THE OUTCRY of American lawmakers about the decision of the US Olympic Committee to source the uniforms of the country’s Olympic athletes from China has given a new spin to US-China relations. While China is yet to respond to the outcry, and rightly so, the debate that’s brewing in US on whether it was right to give Chinese firms the order to manufacture the uniforms presents another side of the globalisation narrative that America has always flaunted.
For the US lawmakers, the fact that Chinese textile units are providing the uniforms is a severe grouse for the simple reason that many textile units in the country are going through a prolonged period of crisis with some having gone belly up and facing bankruptcy. Americans are are losing their jobs, and here is China, stepping in to manufacture uniforms when these surviving units could very well have made them, the lawmakers contend.
The US Olympic Committee says the decision was all about sponsorship support, adding that the US Olympic team is privately funded. Now that the issue has come out in the open, the debate has become one of national pride versus China’s long hand in virtually every affairs of the world.

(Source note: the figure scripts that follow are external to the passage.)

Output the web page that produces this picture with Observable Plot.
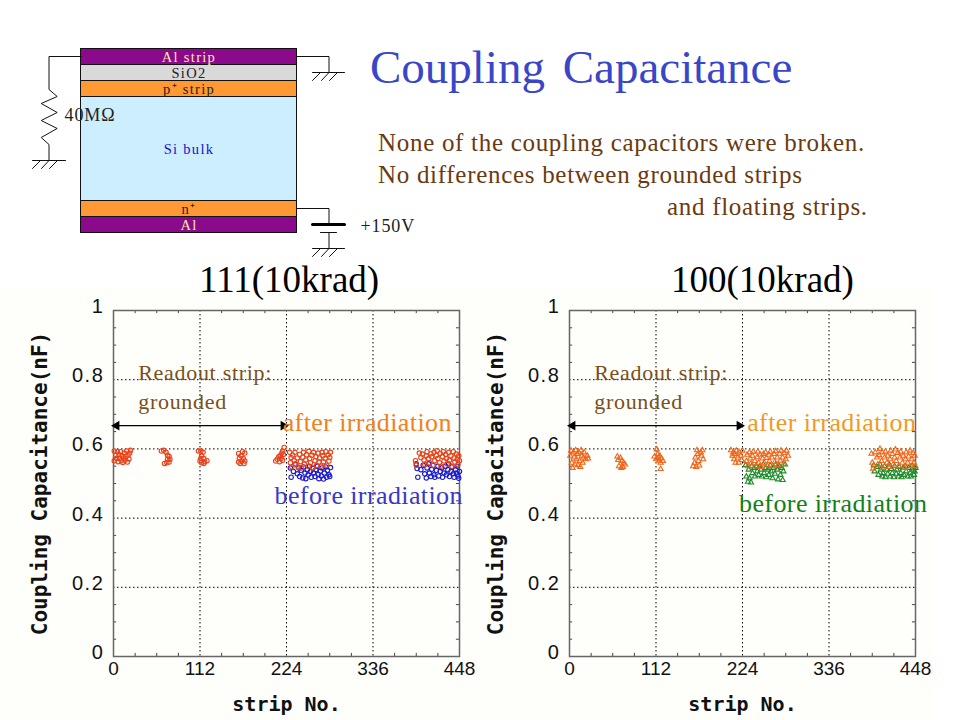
<!DOCTYPE html>
<html><head><meta charset="utf-8">
<script src="https://cdn.jsdelivr.net/npm/d3@7"></script>
<script src="https://cdn.jsdelivr.net/npm/@observablehq/plot@0.6"></script>
<style>
html,body{margin:0;padding:0;background:#fff;width:960px;height:720px;overflow:hidden}
#page{position:relative;width:960px;height:720px;font-family:"Liberation Serif",serif}
#page>div.t{position:absolute;white-space:pre;line-height:1}
#page svg{position:absolute;overflow:visible}
#band{position:absolute;left:0;top:285px;width:932px;height:435px;background:#fefefb}
.ls7 text{letter-spacing:.7px}
.ls4 text{letter-spacing:.4px}
.ls13 text{letter-spacing:1.3px}
.ls9 text{letter-spacing:.9px}
.lsy text{letter-spacing:1.6px}
</style></head><body><div id="page"><div id="band"></div></div>
<script>
// ---------- strip / capacitance ----------
const leftAfter = [
[1,.594],[1,.566],[3,.581],[4,.572],[5,.592],[6,.563],[7,.584],[8,.573],[9,.592],[10,.566],[11,.58],[12,.561],[13,.574],[14,.588],[15,.567],[16,.578],[17,.594],[18,.562],[19,.582],[20,.571],[21,.588],[22,.596],
[62,.594],[65,.596],[68,.59],[70,.582],[72,.578],[73,.57],[72,.562],[69,.56],[66,.558],[70,.57],
[110,.594],[113,.594],[116,.59],[114,.58],[117,.572],[113,.572],[112,.565],[114,.56],[118,.563],[121,.566],[117,.558],
[162,.587],[165,.58],[170,.588],[163,.573],[168,.572],[166,.565],[162,.562],[170,.565],[164,.558],[169,.558],[167,.592],
[210,.565],[212,.57],[215,.563],[214,.577],[216,.581],[217,.572],[218,.588],[219,.594],[220,.584],[221,.604],[219,.567],
[228,.59],[230,.575],[229,.56],[232,.582],[231,.548],[234,.566],[235,.59],[236,.556],[238,.574],[239,.548],[241,.584],[242,.563],[243,.545],[245,.576],[246,.59],[247,.556],[249,.568],[250,.583],[252,.55],[253,.593],[254,.572],[255,.56],[257,.582],[258,.545],[259,.59],[261,.566],[262,.577],[263,.552],[265,.588],[266,.562],[267,.574],[269,.55],[270,.59],[271,.58],[272,.563],[274,.572],[275,.592],[276,.553],[278,.583],[279,.565],[280,.575],[281,.59],
[391,.566],[392,.553],[396,.588],[398,.575],[400,.585],[402,.568],[403,.555],[405,.58],[406,.592],[408,.572],[409,.56],[411,.586],[412,.577],[414,.553],[415,.59],[416,.566],[418,.581],[419,.595],[420,.572],[422,.56],[423,.587],[424,.55],[426,.578],[427,.592],[428,.565],[430,.584],[431,.572],[432,.556],[434,.59],[435,.567],[437,.58],[438,.55],[440,.592],[441,.574],[442,.562],[444,.585],[445,.57],[446,.555],[447,.58],[448,.566]
];
const leftBefore = [
[229,.545],[230,.518],[233,.535],[235,.556],[238,.528],[240,.545],[241,.52],[243,.538],[245,.516],[246,.548],[248,.53],[249,.514],[251,.54],[252,.525],[254,.55],[255,.535],[256,.518],[258,.544],[259,.53],[261,.52],[262,.54],[264,.55],[265,.526],[266,.514],[268,.536],[269,.522],[270,.545],[272,.513],[273,.53],[275,.548],[276,.518],[277,.538],[279,.525],[280,.52],[281,.546],
[392,.557],[393,.543],[394,.518],[398,.54],[401,.553],[403,.528],[405,.516],[406,.545],[408,.557],[409,.53],[411,.52],[412,.541],[414,.552],[415,.525],[416,.518],[418,.538],[420,.55],[421,.522],[423,.535],[425,.545],[426,.518],[428,.53],[430,.55],[431,.525],[433,.54],[434,.556],[435,.52],[437,.535],[438,.548],[440,.528],[441,.518],[443,.54],[444,.53],[445,.55],[446,.522],[447,.515],[448,.535]
];
const rightAfter = [
[1,.58],[2,.595],[3,.56],[4,.545],[5,.59],[6,.575],[7,.555],[8,.596],[9,.57],[10,.585],[11,.553],[12,.59],[13,.565],[14,.548],[15,.596],[16,.58],[17,.56],[18,.575],[19,.59],[21,.57],[23,.58],[24,.572],
[62,.578],[63,.568],[64,.55],[66,.574],[67,.545],[68,.565],[69,.548],[70,.56],[72,.555],
[110,.578],[112,.57],[113,.598],[114,.585],[115,.574],[116,.566],[117,.58],[118,.56],[119,.572],[121,.565],[118,.542],
[160,.55],[162,.56],[163,.575],[164,.548],[165,.596],[166,.585],[167,.565],[168,.552],[170,.59],[171,.58],[172,.596],[173,.57],
[209,.596],[211,.58],[212,.59],[213,.57],[214,.585],[215,.56],[216,.595],[218,.575],[219,.56],[220,.59],[222,.58],[223,.568],[224,.595],
[229,.565],[230,.583],[231,.55],[233,.59],[234,.572],[235,.558],[237,.58],[238,.592],[240,.565],[241,.55],[243,.576],[244,.592],[245,.56],[247,.583],[248,.548],[250,.572],[251,.585],[252,.56],[254,.59],[255,.574],[256,.552],[258,.583],[259,.565],[260,.592],[262,.575],[263,.55],[265,.585],[266,.562],[267,.593],[269,.575],[270,.553],[272,.586],[273,.566],[274,.595],[276,.575],[277,.556],[278,.588],[280,.57],[281,.595],[283,.58],
[391,.586],[392,.56],[393,.543],[396,.59],[398,.575],[399,.555],[401,.582],[402,.6],[404,.565],[405,.59],[406,.545],[408,.575],[409,.592],[411,.56],[412,.58],[414,.548],[415,.57],[416,.595],[418,.585],[419,.555],[421,.575],[422,.598],[423,.565],[425,.588],[426,.55],[428,.575],[429,.592],[431,.56],[432,.58],[434,.545],[435,.57],[436,.59],[438,.56],[439,.578],[441,.595],[442,.55],[443,.57],[445,.588],[446,.56],[447,.58],[448,.55]
];
const rightBefore = [
[228,.553],[229,.52],[231,.505],[232,.54],[233,.515],[235,.503],[236,.55],[237,.53],[239,.545],[240,.52],[242,.55],[243,.535],[245,.525],[246,.548],[248,.54],[249,.52],[251,.555],[252,.53],[254,.545],[255,.518],[257,.54],[258,.525],[260,.552],[261,.535],[263,.515],[264,.545],[266,.528],[267,.555],[269,.54],[270,.512],[272,.55],[273,.525],[275,.545],[276,.51],[277,.535],[279,.555],
[394,.553],[395,.535],[398,.548],[400,.525],[402,.555],[403,.54],[405,.52],[406,.53],[408,.55],[409,.518],[411,.54],[412,.528],[414,.555],[415,.52],[417,.542],[418,.53],[420,.518],[421,.55],[423,.528],[424,.54],[426,.52],[427,.548],[429,.53],[430,.518],[432,.545],[433,.525],[435,.55],[436,.535],[438,.52],[439,.545],[441,.53],[442,.52],[444,.552],[445,.54],[446,.525],[447,.535],[448,.545]
];
const xTicks = [0,112,224,336,448];
const xMinor = [28,56,84,140,168,196,252,280,308,364,392,420];
const yTicks = [0,.2,.4,.6,.8,1];
const yMinor = [.05,.1,.15,.25,.3,.35,.45,.5,.55,.65,.7,.75,.85,.9,.95];

// ---------- device cross-section ----------
const layerNames = ["Al strip","SiO2","p⁺ strip","Si bulk","n⁺","Al"];
const layerThick = [16,16,16,104,16,16];
const layerFill  = ["#8b0a8b","#d9d9d9","#ff9933","#cceeff","#ff9933","#8b0a8b"];
const layerInk   = ["#ffe9a8","#222222","#222222","#1414d0","#222222","#ffe9a8"];
const wires = [
 [[81,56],[48.5,56],[48.5,89],[56.7,96],[40.7,103],[56.7,112],[40.7,120],[56.7,128],[40.7,137],[48.5,144],[48.5,160]],
 [[32,160],[65,160]],[[40,160],[32,168]],[[48.5,160],[41,168]],[[57,160],[49,168]],
 [[296,56],[328.5,56],[328.5,72]],[[312,72],[344,72]],[[320,72],[312,80]],[[328.5,72],[321,80]],[[337,72],[329,80]],
 [[296,208],[328.5,208],[328.5,224]],[[320,232],[336,232]],[[328.5,232],[328.5,248]],[[312,248],[344,248]],[[320,248],[312,256]],[[328.5,248],[321,256]],[[337,248],[329,256]]
];
const batteryPlate = [[312,224],[344,224]];
const notes = [{x:64,y:115,t:"40MΩ"},{x:360,y:226,t:"+150V"}];

const tops = d3.cumsum([48.5,...layerThick]);
const layers = layerNames.map((n,i)=>({n,fill:layerFill[i],ink:layerInk[i],y1:tops[i],y2:tops[i+1]}));

const page = document.getElementById("page");
const diagram = Plot.plot({
  width:430,height:262,margin:0,
  x:{domain:[0,430],range:[0,430],axis:null},
  y:{domain:[0,262],range:[0,262],axis:null},
  style:{background:"transparent",fontFamily:"'Liberation Serif',serif"},
  marks:[
    Plot.rect(layers,{x1:()=>80.5,x2:()=>296.5,y1:"y1",y2:"y2",fill:"fill",stroke:"#111",strokeWidth:1}),
    Plot.text(layers,{x:()=>188.5,y:d=>(d.y1+d.y2)/2,text:"n",fill:"ink",fontSize:14.5,textAnchor:"middle",className:"ls13"}),
    ...wires.map(w=>Plot.line(w,{x:"0",y:"1",stroke:"#111",strokeWidth:1,curve:"linear"})),
    Plot.line(batteryPlate,{x:"0",y:"1",stroke:"#000",strokeWidth:3}),
    Plot.text(notes,{x:"x",y:"y",text:"t",fill:"#222",fontSize:18,textAnchor:"start",className:"ls9"})
  ]
});
diagram.style.left="0";diagram.style.top="0";page.append(diagram);

function chart(left,after,before,afterC,beforeC,sym,r,notesAt){
  const serif="'Liberation Serif',serif", sans="'Liberation Sans',sans-serif";
  const p = Plot.plot({
    width:480,height:435,marginLeft:113,marginRight:21,marginTop:25,marginBottom:64,
    x:{domain:[0,448],axis:null},
    y:{domain:[0,1],axis:null},
    style:{background:"transparent",fontFamily:"'DejaVu Sans Mono',monospace"},
    marks:[
      Plot.gridX(xTicks.slice(1,-1),{stroke:"#000",strokeOpacity:1,strokeWidth:1,strokeDasharray:"1.5 2.5"}),
      Plot.gridY(yTicks.slice(1,-1),{stroke:"#000",strokeOpacity:1,strokeWidth:1,strokeDasharray:"1.5 2.5"}),
      Plot.ruleX(xMinor,{y1:()=>0,y2:()=>.009,stroke:"#444"}),
      Plot.ruleX(xMinor,{y1:()=>.991,y2:()=>1,stroke:"#444"}),
      Plot.ruleY(yMinor,{x1:()=>0,x2:()=>4,stroke:"#444"}),
      Plot.ruleY(yMinor,{x1:()=>444,x2:()=>448,stroke:"#444"}),
      Plot.axisX({anchor:"bottom",ticks:xTicks,tickSize:0,tickPadding:5,fontSize:19,fontFamily:sans,fill:"#111",label:null,tickFormat:d=>String(d)}),
      Plot.axisY({anchor:"left",ticks:yTicks,tickSize:0,tickPadding:9,dy:-4,fontSize:20,fontFamily:sans,fill:"#111",label:null,className:"lsy",tickFormat:d=>String(d)}),
      Plot.frame({stroke:"#666",strokeWidth:1.5}),
      Plot.dot(before,{x:"0",y:"1",symbol:sym,r,stroke:beforeC,strokeWidth:1.1,fill:"none"}),
      Plot.dot(after,{x:"0",y:"1",symbol:sym,r,stroke:afterC,strokeWidth:1.1,fill:"none"}),
      Plot.link([{a:0,b:224,y:.667}],{x1:"a",x2:"b",y1:"y",y2:"y",stroke:"#000",strokeWidth:1.2}),
      Plot.dot([[4,.667]],{x:"0",y:"1",symbol:"triangle",r:3.6,rotate:-90,fill:"#000",stroke:"none"}),
      Plot.dot([[220,.667]],{x:"0",y:"1",symbol:"triangle",r:3.6,rotate:90,fill:"#000",stroke:"none"}),
      Plot.text(["Coupling Capacitance(nF)"],{frameAnchor:"left",textAnchor:"middle",rotate:-90,dx:-73,fontSize:21,fontWeight:"bold",fill:"#111"}),
      Plot.text(["strip No."],{frameAnchor:"bottom",dy:54,fontSize:20,fontWeight:"bold",fill:"#111"}),
      Plot.text(["Readout strip:"],{x:()=>32,y:()=>.82,textAnchor:"start",fontSize:22,fill:"#7a5020",fontFamily:serif,className:"ls7"}),
      Plot.text(["grounded"],{x:()=>32,y:()=>.737,textAnchor:"start",fontSize:22,fill:"#7a5020",fontFamily:serif,className:"ls7"}),
      Plot.text(["after irradiation"],{x:()=>notesAt.ax,y:()=>.676,textAnchor:"start",fontSize:26,fill:notesAt.ac,fontFamily:serif,className:"ls4"}),
      Plot.text(["before irradiation"],{x:()=>notesAt.bx,y:()=>notesAt.by,textAnchor:"start",fontSize:26,fill:notesAt.bc,fontFamily:serif,className:"ls4"})
    ]
  });
  p.style.left=left+"px";p.style.top="285px";page.append(p);
}
chart(0,leftAfter,leftBefore,"#e8421a","#1a1ad0","circle",2.2,{ax:219,ac:"#f08020",bx:208.5,by:.465,bc:"#3838c8"});
chart(455.5,rightAfter,rightBefore,"#f0661a","#1e8c2a","triangle",1.9,{ax:230,ac:"#f09a28",bx:219.5,by:.442,bc:"#108020"});

const texts=[
 {s:"Coupling Capacitance",x:370,y:44,z:47,c:"#3a46c8",ws:6,ls:0},
 {s:"None of the coupling capacitors were broken.",x:378,y:130,z:25,c:"#6b3a10",ws:0,ls:.7},
 {s:"No differences between grounded strips",x:378,y:162,z:25,c:"#6b3a10",ws:0,ls:.7},
 {s:"and floating strips.",x:667,y:194,z:25,c:"#6b3a10",ws:0,ls:.7},
 {s:"111(10krad)",x:199,y:261,z:37,c:"#000",ws:0,ls:0},
 {s:"100(10krad)",x:671,y:261,z:37,c:"#000",ws:0,ls:0}
];
for(const t of texts){
  const d=document.createElement("div");d.className="t";d.textContent=t.s;
  d.style.cssText=`left:${t.x}px;top:${t.y}px;font-size:${t.z}px;color:${t.c};word-spacing:${t.ws}px;letter-spacing:${t.ls}px`;
  page.append(d);
}
</script></body></html>
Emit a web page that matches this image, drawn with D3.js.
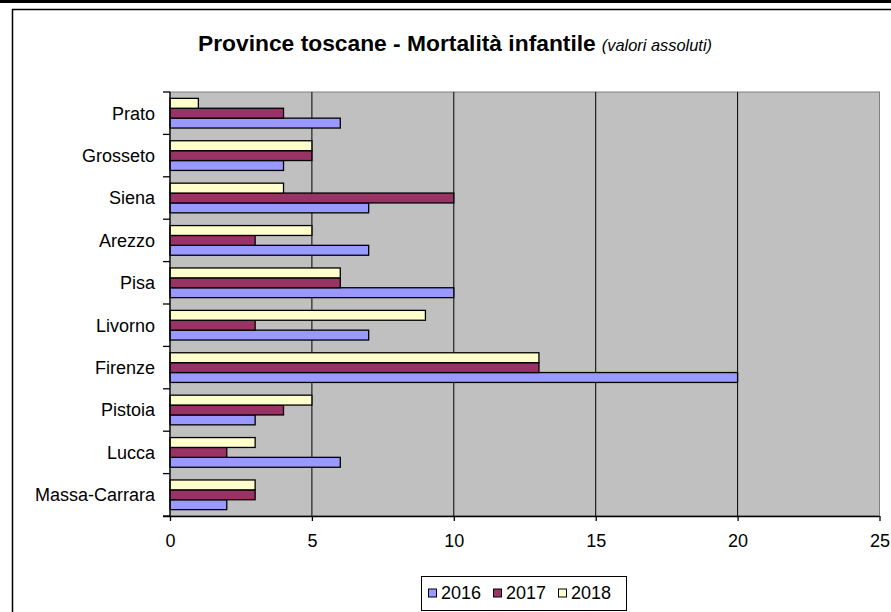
<!DOCTYPE html>
<html>
<head>
<meta charset="utf-8">
<script src="https://d3js.org/d3.v7.min.js"></script>
<style>
  body { margin: 0; background: #fff; }
  text { font-family: Arial, "Liberation Sans", sans-serif; }
</style>
</head>
<body>
<script>
// data
var province = ["Prato", "Grosseto", "Siena", "Arezzo", "Pisa", "Livorno", "Firenze", "Pistoia", "Lucca", "Massa-Carrara"];
var anni = ["2016", "2017", "2018"];
var v2016 = [6, 4, 7, 7, 10, 7, 20, 3, 6, 2];
var v2017 = [4, 5, 10, 3, 6, 3, 13, 4, 2, 3];
var v2018 = [1, 5, 4, 5, 6, 9, 13, 5, 3, 3];
var xTicks = [0, 5, 10, 15, 20, 25];
var colori = ["#9999FF", "#993366", "#FFFFCC"];

var serie = [v2016, v2017, v2018];
var rows = province.map(function(p, i) {
    return { name: p, values: anni.map(function(a, j) { return { anno: a, v: serie[j][i] }; }) };
});

var width = 891, height = 612;
// plot area edges (avoid "top", it's window.top)
var pLeft = 170, pRight = 879.5, pTop = 92, pBottom = 516;

var svg = d3.select("body")
    .append("svg")
    .attr("width", width)
    .attr("height", height);

// outer frame
svg.append("rect").attr("x", 0).attr("y", 0).attr("width", width).attr("height", 3).attr("fill", "#000");
svg.append("path")
    .attr("d", "M12.5," + height + "V9.5H" + width)
    .attr("fill", "none").attr("stroke", "#000").attr("stroke-width", 1.5);

// title
var title = svg.append("text")
    .attr("x", 198).attr("y", 51);
title.append("tspan").attr("font-weight", "bold").attr("font-size", "22.8px").text("Province toscane - Mortalità infantile");
title.append("tspan").attr("font-style", "italic").attr("font-size", "16.4px").attr("dx", 6).text("(valori assoluti)");

var xScale = d3.scaleLinear().domain([0, 25]).range([pLeft, pRight]);
var yScale = d3.scaleBand().domain(province).range([pTop, pBottom]).paddingInner(0.3).paddingOuter(0.15);
var ySub = d3.scaleBand().domain(["2018", "2017", "2016"]).range([0, yScale.bandwidth()]);
var color = d3.scaleOrdinal().domain(anni).range(colori);

// plot background
svg.append("rect")
    .attr("x", pLeft).attr("y", pTop)
    .attr("width", pRight - pLeft).attr("height", pBottom - pTop)
    .attr("fill", "#C0C0C0").attr("stroke", "#808080").attr("stroke-width", 1);

// gridlines
svg.selectAll("line.grid")
    .data(xTicks.slice(1, -1))
    .enter()
    .append("line")
    .attr("class", "grid")
    .attr("x1", function(d) { return xScale(d); })
    .attr("x2", function(d) { return xScale(d); })
    .attr("y1", pTop).attr("y2", pBottom)
    .attr("stroke", "#000").attr("stroke-width", 1);

// bars
var groups = svg.selectAll("g.prov")
    .data(rows)
    .enter()
    .append("g")
    .attr("class", "prov")
    .attr("transform", function(d) { return "translate(0," + yScale(d.name) + ")"; });

groups.selectAll("rect")
    .data(function(d) { return d.values; })
    .enter()
    .append("rect")
    .attr("x", xScale(0))
    .attr("y", function(d) { return ySub(d.anno); })
    .attr("width", function(d) { return xScale(d.v) - xScale(0); })
    .attr("height", ySub.bandwidth())
    .attr("fill", function(d) { return color(d.anno); })
    .attr("stroke", "#000")
    .attr("stroke-width", 1.3);

// x axis
var xAxis = d3.axisBottom(xScale).tickValues(xTicks).tickSize(5).tickPadding(13).tickSizeOuter(0);
var gx = svg.append("g")
    .attr("transform", "translate(0," + pBottom + ")")
    .call(xAxis);
gx.select(".domain").attr("d", "M163,0.5H" + pRight).attr("stroke-width", 1.3);
gx.selectAll("line").attr("stroke-width", 1.3);
gx.selectAll("text").attr("font-size", "18px").attr("fill", "#000")
    .attr("font-family", "Arial, 'Liberation Sans', sans-serif");

// y axis: ticks at category boundaries, labels centered
var bounds = d3.range(province.length + 1).map(function(i) { return pTop + i * (pBottom - pTop) / province.length; });
svg.append("line").attr("x1", pLeft).attr("x2", pLeft).attr("y1", pTop).attr("y2", pBottom)
    .attr("stroke", "#000").attr("stroke-width", 1.3);
svg.selectAll("line.ytick")
    .data(bounds)
    .enter()
    .append("line")
    .attr("class", "ytick")
    .attr("x1", pLeft - 7).attr("x2", pLeft)
    .attr("y1", function(d) { return d; }).attr("y2", function(d) { return d; })
    .attr("stroke", "#000").attr("stroke-width", 1.3);
svg.selectAll("text.ylab")
    .data(province)
    .enter()
    .append("text")
    .attr("class", "ylab")
    .attr("x", 155)
    .attr("y", function(d) { return yScale(d) + yScale.bandwidth() / 2; })
    .attr("dy", "0.35em")
    .attr("text-anchor", "end")
    .attr("font-size", "18px")
    .text(function(d) { return d; });

// legend
var legend = svg.append("g");
legend.append("rect")
    .attr("x", 421.5).attr("y", 576.5).attr("width", 205).attr("height", 34)
    .attr("fill", "#fff").attr("stroke", "#000").attr("stroke-width", 1);
var legX = [428, 493, 558];
var items = legend.selectAll("g.item")
    .data(anni)
    .enter()
    .append("g")
    .attr("class", "item")
    .attr("transform", function(d, i) { return "translate(" + legX[i] + ",0)"; });
items.append("rect")
    .attr("x", 0.5).attr("y", 589).attr("width", 8).attr("height", 8)
    .attr("fill", function(d) { return color(d); })
    .attr("stroke", "#000").attr("stroke-width", 1);
items.append("text")
    .attr("x", 13).attr("y", 598.5)
    .attr("font-size", "18px")
    .text(function(d) { return d; });
</script>
</body>
</html>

The Olympic Committee’s decision might have made prudent financial sense, given that the Chinese manufactured uniforms no doubt is cheaper than if they were manufactured in the US. But from a wider perspective, it shames the lawmakers that their athletes have to wear uniforms that were made in a country which is one of the biggest contenders at the Games itself.
It is only logical to think what America’s reaction would be to the very fact that most athletes in other countries use sports gear that is made by American companies or patented to them. In an increasingly globalised world such give-and-take is only natural.
After all, in its quest to be the global power, America has put a finger in every global pie — from politics to economy. China’s rise might be worrying for the US, especially on the economic front, but there’s no choice but to live with the fact that the world has changed.
The axis of economic might is shifting. China, through its cost-effective manufacturing model, lead in no mean measure by the availability of cheap labour, is taking centrestage. Even when the country’s economy is cooling, as per current data, the growth rate is still far higher than US or Europe.
The uniform controversy is a stark reminder to America that when it comes to a truly globalised world order, there is little room for sentiments. The consideration here is money, and that is the lesson America has been teaching the world for a long time now.
Perhaps it would be worthwhile to ponder over whether sentimental values come to the fore only when one’s financial luck is down. When the going is good, few really bother about matters of the heart. America has just learnt it.